Collected data
▼▼▼

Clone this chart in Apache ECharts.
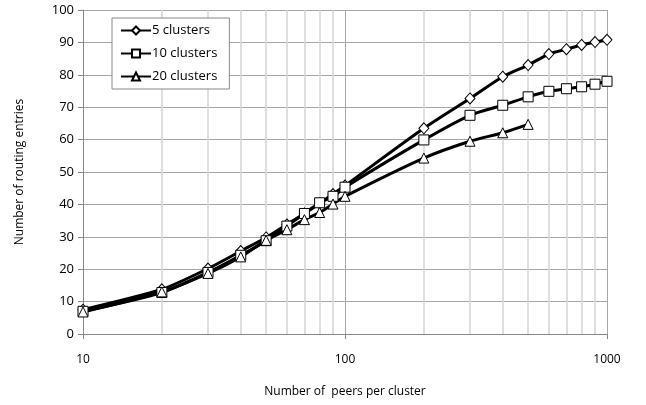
<!DOCTYPE html>
<html><head><meta charset="utf-8">
<script src="https://cdn.jsdelivr.net/npm/echarts@6/dist/echarts.min.js"></script>
<style>html,body{margin:0;padding:0;background:#fff}#c{width:646px;height:405px}</style>
</head><body><div id="c"></div>
<script>
const xFull = [10,20,30,40,50,60,70,80,90,100,200,300,400,500,600,700,800,900,1000];
const xShort = [10,20,30,40,50,60,70,80,90,100,200,300,400,500];
const s5 = [7.5,13.8,20.2,25.6,29.8,33.8,37.2,40.3,43.2,45.8,63.5,72.7,79.4,83.0,86.4,87.9,89.2,90.1,90.8];
const s10 = [7.0,12.8,19.0,24.3,28.8,33.3,37.2,40.5,42.5,45.3,59.9,67.5,70.6,73.2,74.9,75.7,76.3,77.1,78.0];
const s20 = [6.8,13.0,18.7,23.8,28.9,32.2,35.3,37.5,40.1,42.5,54.3,59.5,62.1,64.7];
const minorX = [20,30,40,50,60,70,80,90,200,300,400,500,600,700,800,900];
const majorX = [1000];
const names = ['5 clusters','10 clusters','20 clusters'];
const FONT = 'Open Sans';

function zip(xs, ys){ return ys.map((v,i)=>[xs[i], v]); }
function ser(name, xs, ys, sym, extra){
  return Object.assign({
    name, type:'line', data: zip(xs, ys), smooth:0.25,
    symbol: sym, symbolSize: 9, showSymbol:true,
    lineStyle:{color:'#000', width:3},
    itemStyle:{color:'#fff', borderColor:'#000', borderWidth:1},
    z:5
  }, extra||{});
}
const chart = echarts.init(document.getElementById('c'), null, {renderer:'canvas'});
chart.setOption({
  animation:false,
  grid:{left:83, right:39, top:10, bottom:71},
  legend:{
    orient:'vertical', left:112, top:18, width:119,
    padding:[6,12,6,8], itemGap:10, itemWidth:30, itemHeight:10,
    backgroundColor:'#fff', borderColor:'#888', borderWidth:1,
    textStyle:{fontFamily:FONT, fontSize:13, color:'#000', padding:[0,0,0,-4]},
    data: names
  },
  xAxis:{
    type:'log', logBase:10, min:10, max:1000,
    name:'Number of  peers per cluster', nameLocation:'middle', nameGap:52,
    nameTextStyle:{fontFamily:FONT, fontSize:12, color:'#000'},
    axisLine:{show:true, lineStyle:{color:'#888', width:1}},
    axisTick:{show:true, length:5, lineStyle:{color:'#888'}},
    axisLabel:{fontFamily:FONT, fontSize:12, color:'#000', margin:20, formatter: v => String(v)},
    splitLine:{show:true, lineStyle:{color:'#a6a6a6', width:1}}
  },
  yAxis:{
    type:'value', min:0, max:100, interval:10,
    name:'Number of routing entries', nameLocation:'middle', nameGap:57,
    nameTextStyle:{fontFamily:FONT, fontSize:12, color:'#000'},
    axisLine:{show:true, lineStyle:{color:'#888', width:1}},
    axisTick:{show:true, length:5, lineStyle:{color:'#888'}},
    axisLabel:{fontFamily:FONT, fontSize:13, color:'#000', margin:9},
    splitLine:{show:true, lineStyle:{color:'#a6a6a6', width:1}}
  },
  series:[
    ser(names[0], xFull, s5, 'diamond', {symbolSize:[10,11],
      markLine:{silent:true, symbol:'none', label:{show:false},
        lineStyle:{color:'#d4d4d4', width:1.5, type:'solid'}, z:1,
        data: minorX.map(v=>({xAxis:v})).concat(majorX.map(v=>({xAxis:v, lineStyle:{color:'#a6a6a6', width:1}})))}}),
    ser(names[1], xFull, s10, 'rect', {symbolSize:10}),
    ser(names[2], xShort, s20, 'triangle', {symbolSize:10})
  ]
});
</script></body></html>
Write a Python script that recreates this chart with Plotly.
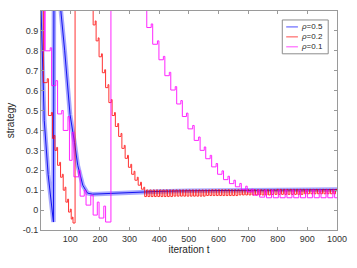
import plotly.graph_objects as go

# ---------------- data ----------------
series_names = ["ρ=0.5", "ρ=0.2", "ρ=0.1"]

# rho = 0.5 (smooth curve)
blue_t = [1, 6, 12, 25, 43, 45, 60, 68, 81, 99, 114, 125, 142, 158, 175, 200, 285, 400, 500, 700, 1000]
blue_v = [1.02, 0.75, 0.45, 0.18, -0.06, 1.3, 1.12, 1.0, 0.8, 0.48, 0.34, 0.225, 0.125, 0.085, 0.08,
          0.082, 0.088, 0.094, 0.097, 0.1, 0.103]

# rho = 0.2 (staircase, step values held until next t)
red_t = [1, 9, 22, 26, 36, 40, 45, 48, 54, 57, 64, 67, 73, 76, 82, 85, 91, 94, 100, 103, 107, 109,
         116, 177, 184, 187, 194, 197, 205, 208, 216, 219, 227, 230, 238, 241, 249, 252, 260, 263,
         271, 274, 282, 285, 293, 296, 304, 307, 315, 318, 326, 329, 337, 340, 348]
red_v = [1.3, 0.64, 0.66, 0.475, 0.49, 0.36, 0.375, 0.30, 0.315, 0.225, 0.24, 0.165, 0.18, 0.10,
         0.115, 0.04, 0.055, -0.01, 0.005, -0.045, -0.035, -0.065,
         1.3, 0.93, 0.95, 0.85, 0.865, 0.77, 0.785, 0.69, 0.705, 0.615, 0.63, 0.54, 0.555, 0.475,
         0.49, 0.42, 0.435, 0.37, 0.385, 0.31, 0.325, 0.26, 0.275, 0.215, 0.23, 0.18, 0.195, 0.15,
         0.165, 0.125, 0.14, 0.105, 0.115]
# rho = 0.2 late oscillation
red_osc_down_t = [351, 362, 373, 384, 395, 406, 417, 428, 439, 450, 461, 472, 483, 494, 505, 516,
                  527, 538, 549, 560, 571, 582, 593, 604, 615, 626, 637, 648, 659, 670, 681, 692,
                  703, 714, 725, 736, 747, 758, 769, 780, 791, 802, 813, 824, 835, 846, 857, 868,
                  879, 890, 901, 912, 923, 934, 945, 956, 967, 978, 989]
red_osc_up_t = [357, 368, 379, 390, 401, 412, 423, 434, 445, 456, 467, 478, 489, 500, 511, 522,
                533, 544, 555, 566, 577, 588, 599, 610, 621, 632, 643, 654, 665, 676, 687, 698,
                709, 720, 731, 742, 753, 764, 775, 786, 797, 808, 819, 830, 841, 852, 863, 874,
                885, 896, 907, 918, 929, 940, 951, 962, 973, 984, 995]
red_osc_low = [0.068] * 9 + [0.07] * 10 + [0.073] * 10 + [0.076] * 10 + [0.079] * 10 + [0.082] * 10
red_osc_high = [0.101] * 20 + [0.102] * 20 + [0.104] * 19

# rho = 0.1 (staircase)
mag_t = [1, 13, 15, 32, 37, 51, 57, 71, 76, 92, 97, 106, 112, 128, 133, 147, 153, 169, 177, 191,
         197, 213, 219, 237,
         358, 373, 378, 394, 399, 414, 419, 434, 439, 454, 459, 473, 478, 492, 497, 513, 518, 533,
         538, 552, 557, 572, 577, 592, 597, 612, 617, 632, 637, 652, 657, 672, 677, 692, 697,
         712, 717, 733, 739, 756, 762, 779, 785, 802, 808, 825, 831, 848, 854, 871, 877, 894, 900,
         917, 923, 940, 946, 963, 969, 986, 992, 1000]
mag_v = [0.8, 1.3, 0.8, 0.815, 0.625, 0.65, 0.483, 0.50, 0.40, 0.47, 0.25, 0.39, 0.167, 0.20, 0.07,
         0.10, 0.025, 0.075, -0.025, 0.04, -0.04, 0.02, -0.06, 1.3,
         0.917, 0.935, 0.833, 0.85, 0.755, 0.772, 0.675, 0.692, 0.603, 0.62, 0.533, 0.55, 0.47,
         0.487, 0.408, 0.425, 0.35, 0.367, 0.30, 0.317, 0.258, 0.275, 0.217, 0.234, 0.18, 0.197,
         0.153, 0.17, 0.133, 0.15, 0.117, 0.134, 0.103, 0.12, 0.092,
         0.105, 0.075, 0.10, 0.065, 0.10, 0.062, 0.10, 0.062, 0.10, 0.062, 0.10, 0.062, 0.10,
         0.062, 0.10, 0.062, 0.10, 0.062, 0.10, 0.062, 0.10, 0.062, 0.10, 0.062, 0.10, 0.062,
         0.062]

x_ticks = [100, 200, 300, 400, 500, 600, 700, 800, 900, 1000]
y_ticks = [-0.1, 0, 0.1, 0.2, 0.3, 0.4, 0.5, 0.6, 0.7, 0.8, 0.9]
y_tick_labels = ["-0.1", "0", "0.1", "0.2", "0.3", "0.4", "0.5", "0.6", "0.7", "0.8", "0.9"]

# ---------------- assemble red path ----------------
red_all_t = list(red_t)
red_all_v = list(red_v)
for d, u, lo, hi in zip(red_osc_down_t, red_osc_up_t, red_osc_low, red_osc_high):
    red_all_t += [d, u]
    red_all_v += [lo, hi]
red_all_t.append(1000)
red_all_v.append(red_osc_high[-1])

BLUE = "rgb(0,0,255)"
RED = "rgb(255,0,0)"
MAG = "rgb(255,0,255)"

fig = go.Figure()
# blue thick translucent band + thin core
fig.add_trace(go.Scatter(x=blue_t, y=blue_v, mode="lines",
                         line=dict(color="rgba(60,60,255,0.45)", width=4.5),
                         showlegend=False, hoverinfo="skip"))
fig.add_trace(go.Scatter(x=blue_t, y=blue_v, mode="lines", name=series_names[0],
                         line=dict(color="rgb(20,20,240)", width=1), showlegend=False))
fig.add_trace(go.Scatter(x=red_all_t, y=red_all_v, mode="lines", name=series_names[1],
                         line=dict(color=RED, width=1, shape="hv"), opacity=0.8,
                         showlegend=False))
fig.add_trace(go.Scatter(x=mag_t, y=mag_v, mode="lines", name=series_names[2],
                         line=dict(color=MAG, width=1, shape="hv"), opacity=0.85,
                         showlegend=False))

W, H = 357, 268
L, R, T, B = 40, 14, 10, 38
PW, PH = W - L - R, H - T - B


def px_x(px):
    return (px - L) / PW


def px_y(py):
    return (H - B - py) / PH


# manual legend (MATLAB style)
shapes = [dict(type="rect", xref="paper", yref="paper",
               x0=px_x(287), x1=px_x(334), y0=px_y(53), y1=px_y(19),
               line=dict(color="#8c8c8c", width=1), fillcolor="white", layer="above")]
annotations = []
leg_colors = [BLUE, RED, MAG]
leg_y = [26, 36, 46]
leg_labels = ["<i>ρ</i>=0.5", "<i>ρ</i>=0.2", "<i>ρ</i>=0.1"]
for c, yy, lab in zip(leg_colors, leg_y, leg_labels):
    shapes.append(dict(type="line", xref="paper", yref="paper",
                       x0=px_x(291), x1=px_x(303), y0=px_y(yy), y1=px_y(yy),
                       line=dict(color=c, width=1), opacity=0.7, layer="above"))
    annotations.append(dict(xref="paper", yref="paper", x=px_x(304), y=px_y(yy),
                            xanchor="left", yanchor="middle", text=lab, showarrow=False,
                            font=dict(size=8, color="#262626", family="Liberation Sans")))

axis_common = dict(showline=True, linecolor="#9a9a9a", linewidth=1, mirror="ticks",
                   ticks="inside", ticklen=3, tickcolor="#9a9a9a", showgrid=False,
                   zeroline=False, tickfont=dict(size=9, color="#333333",
                                                 family="Liberation Sans"))

fig.update_layout(
    width=W, height=H,
    margin=dict(l=L, r=R, t=T, b=B),
    plot_bgcolor="white", paper_bgcolor="white",
    shapes=shapes, annotations=annotations,
    xaxis=dict(range=[1, 1000], tickvals=x_ticks,
               title=dict(text="iteration t", standoff=2,
                          font=dict(size=10, color="#262626", family="Liberation Sans")),
               **axis_common),
    yaxis=dict(range=[-0.1, 1.0], tickvals=y_ticks, ticktext=y_tick_labels,
               title=dict(text="strategy", standoff=6,
                          font=dict(size=10, color="#262626", family="Liberation Sans")),
               **axis_common),
)

fig.write_html("out.html", config={"displayModeBar": False},
               post_script="document.body.style.margin='0px';document.body.style.padding='0px';")
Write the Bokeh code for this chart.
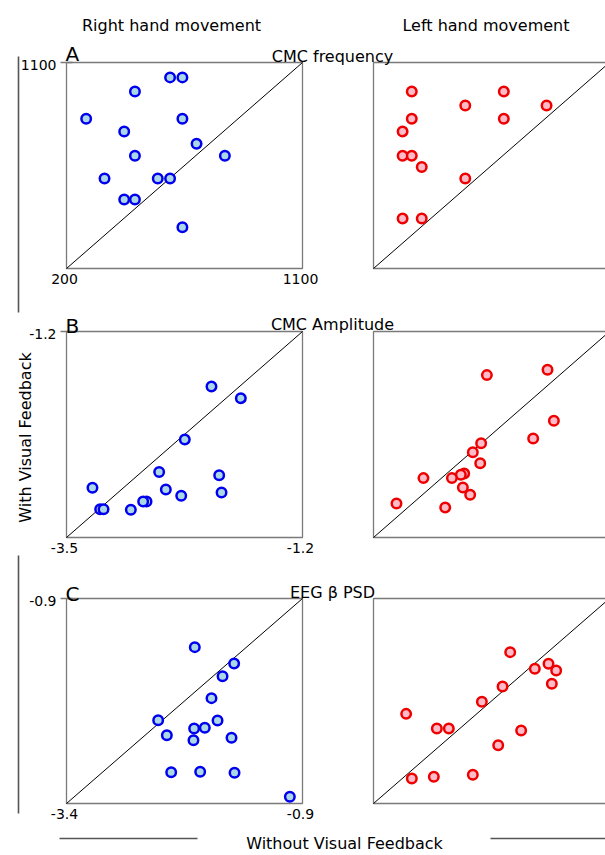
from bokeh.plotting import figure
from bokeh.models import Range1d
from bokeh.core.properties import value
from bokeh.embed import file_html
from bokeh.resources import INLINE

# ---------------- data ----------------
col_titles = ["Right hand movement", "Left hand movement"]
row_titles = ["CMC frequency", "CMC Amplitude", "EEG β PSD"]
row_letters = ["A", "B", "C"]
y_title = "With Visual Feedback"
x_title = "Without Visual Feedback"

lim_A = [200, 1100]
lim_B = [-3.5, -1.2]
lim_C = [-3.4, -0.9]

# Row A: CMC frequency
right_A_without = [595, 642, 461, 275, 642, 420, 696, 461, 804, 345, 548, 595, 420, 461, 642]
right_A_with = [1035, 1035, 973, 854, 854, 799, 745, 693, 693, 593, 593, 593, 501, 501, 380]
left_A_without = [346, 697, 550, 860, 346, 697, 311, 311, 346, 384, 550, 311, 384]
left_A_with = [973, 973, 912, 912, 854, 854, 799, 693, 693, 643, 593, 418, 418]

# Row B: CMC amplitude
right_B_without = [-2.087, -1.801, -2.347, -2.597, -2.012, -3.247, -2.532, -1.989, -2.382,
                   -2.720, -2.753, -3.172, -3.139, -2.873]
right_B_with = [-1.814, -1.944, -2.406, -2.770, -2.804, -2.945, -2.964, -2.998, -3.035,
                -3.098, -3.098, -3.184, -3.184, -3.191]
left_B_without = [-2.395, -1.804, -1.742, -1.944, -2.451, -2.532, -2.460, -3.013, -2.616,
                  -2.649, -2.736, -2.629, -2.558, -3.276, -2.801]
left_B_with = [-1.687, -1.628, -2.197, -2.395, -2.447, -2.547, -2.670, -2.837, -2.785,
               -2.800, -2.837, -2.942, -3.024, -3.120, -3.165]

# Row C: EEG beta PSD
right_C_without = [-2.041, -1.624, -1.747, -1.864, -2.429, -1.800, -2.048, -1.935, -2.337,
                   -1.652, -2.055, -2.291, -1.984, -1.620, -1.034]
right_C_with = [-1.493, -1.693, -1.847, -2.115, -2.384, -2.388, -2.485, -2.477, -2.567,
                -2.599, -2.628, -3.018, -3.014, -3.026, -3.319]
left_C_without = [-1.952, -1.546, -1.465, -1.691, -1.511, -2.033, -2.252, -3.054, -2.729,
                  -2.602, -1.836, -2.079, -2.348, -2.761, -2.994]
left_C_with = [-1.554, -1.697, -1.778, -1.758, -1.941, -1.973, -2.160, -2.307, -2.485,
               -2.485, -2.510, -2.689, -3.050, -3.075, -3.095]

# ---------------- layout / style ----------------
W, H = 605, 855
PAGE = 0
FONT = value("DejaVu Sans")
FRAME = "#7a7a7a"
DECOR = "#555555"
STYLE = {
    "L": dict(line_color="#0000ee", fill_color="#acd8e6"),
    "R": dict(line_color="#ee0000", fill_color="#ffbcc8"),
}
COL_PX = {"L": (66, 302), "R": (373, 609)}
ROW_PX = {"A": (62, 268), "B": (331, 537), "C": (598, 803)}
LETTER_Y = {"A": 53, "B": 325, "C": 593}
TITLE_Y = {"A": 56, "B": 324, "C": 592}


def x_range_for(lim, px):
    k = (lim[1] - lim[0]) / (px[1] - px[0])
    start = lim[0] - (px[0] - PAGE) * k
    return Range1d(start=start, end=start + W * k)


def y_range_for(lim, px):
    top, bottom = px
    k = (lim[1] - lim[0]) / (bottom - top)
    start = lim[0] - ((PAGE + H) - bottom) * k
    return Range1d(start=start, end=start + H * k)


def cx(x):
    return x - PAGE


def cy(y):
    return PAGE + H - y


p = figure(width=W, height=H, x_range=Range1d(0, W), y_range=Range1d(0, H),
           x_axis_type=None, y_axis_type=None, toolbar_location=None,
           output_backend="svg", min_border=0, title=None,
           outline_line_color=None, background_fill_color="white",
           border_fill_color="white")


def label(x, y, s, size, align="left", baseline="alphabetic", angle=0.0):
    p.text(x=[cx(x)], y=[cy(y)], text=[s], text_font=FONT,
           text_font_size=f"{size}px", text_align=align,
           text_baseline=baseline, angle=angle, text_color="black")


rows = [
    ("A", lim_A, (right_A_without, right_A_with), (left_A_without, left_A_with)),
    ("B", lim_B, (right_B_without, right_B_with), (left_B_without, left_B_with)),
    ("C", lim_C, (right_C_without, right_C_with), (left_C_without, left_C_with)),
]

xr, yr = {}, {}
for key, lim, _, _ in rows:
    yr[key] = y_range_for(lim, ROW_PX[key])
    for c in ("L", "R"):
        xr[c + key] = x_range_for(lim, COL_PX[c])
p.extra_x_ranges = xr
p.extra_y_ranges = yr

for i, (key, lim, right_data, left_data) in enumerate(rows):
    for c, (xs, ys) in (("L", right_data), ("R", left_data)):
        names = dict(x_range_name=c + key, y_range_name=key)
        p.quad(left=[lim[0]], right=[lim[1]], bottom=[lim[0]], top=[lim[1]],
               fill_color=None, line_color=FRAME, line_width=1.3, **names)
        p.line(x=lim, y=lim, line_color="black", line_width=1, **names)
        p.scatter(x=xs, y=ys, marker="circle", size=9.5, line_width=2.5,
                  **STYLE[c], **names)
        if c == "L":
            # tick at the top-left corner and tick labels
            p.scatter(x=[lim[0]], y=[lim[1]], marker="dash", size=12,
                      line_color=FRAME, line_width=1.3, **names)
            p.text(x=[lim[0]], y=[lim[1]], text=[f"{lim[1]:g}"], x_offset=-10,
                   y_offset=2, text_align="right", text_baseline="middle",
                   text_font=FONT, text_font_size="14px", text_color="black", **names)
            p.text(x=lim, y=[lim[0], lim[0]], text=[f"{v:g}" for v in lim],
                   x_offset=-2, y_offset=5, text_align="center", text_baseline="top",
                   text_font=FONT, text_font_size="14px", text_color="black", **names)
    label(65, LETTER_Y[key], row_letters[i], 20)
    label(332, TITLE_Y[key], row_titles[i], 16, align="center")

# column headers
label(171, 25, col_titles[0], 16, align="center")
label(485.5, 25, col_titles[1], 16, align="center")

# y axis title with bracket line
label(25, 437, y_title, 16, align="center", angle=1.5707963)
p.segment(x0=[cx(18), cx(18)], y0=[cy(56), cy(555)], x1=[cx(18), cx(18)],
          y1=[cy(312), cy(813)], line_color=DECOR, line_width=1.6)

# x axis title with bracket lines
label(344, 843, x_title, 16, align="center")
p.segment(x0=[cx(59), cx(490)], y0=[cy(838), cy(838)], x1=[cx(197), cx(605)],
          y1=[cy(838), cy(838)], line_color=DECOR, line_width=1.6)

open("out.html", "w").write(file_html(p, INLINE))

▲▲▲

[Written exercise] Start at the line containing "Write a Python" and stop at the line containing "0.082, 0.088, 0.094, 0.097, 0.1, 0.103]"; transcribe those lines exactly, skipping pictures.

[Response to this task]
Write a Python script that recreates this chart with Plotly.
import plotly.graph_objects as go

# ---------------- data ----------------
series_names = ["ρ=0.5", "ρ=0.2", "ρ=0.1"]

# rho = 0.5 (smooth curve)
blue_t = [1, 6, 12, 25, 43, 45, 60, 68, 81, 99, 114, 125, 142, 158, 175, 200, 285, 400, 500, 700, 1000]
blue_v = [1.02, 0.75, 0.45, 0.18, -0.06, 1.3, 1.12, 1.0, 0.8, 0.48, 0.34, 0.225, 0.125, 0.085, 0.08,
          0.082, 0.088, 0.094, 0.097, 0.1, 0.103]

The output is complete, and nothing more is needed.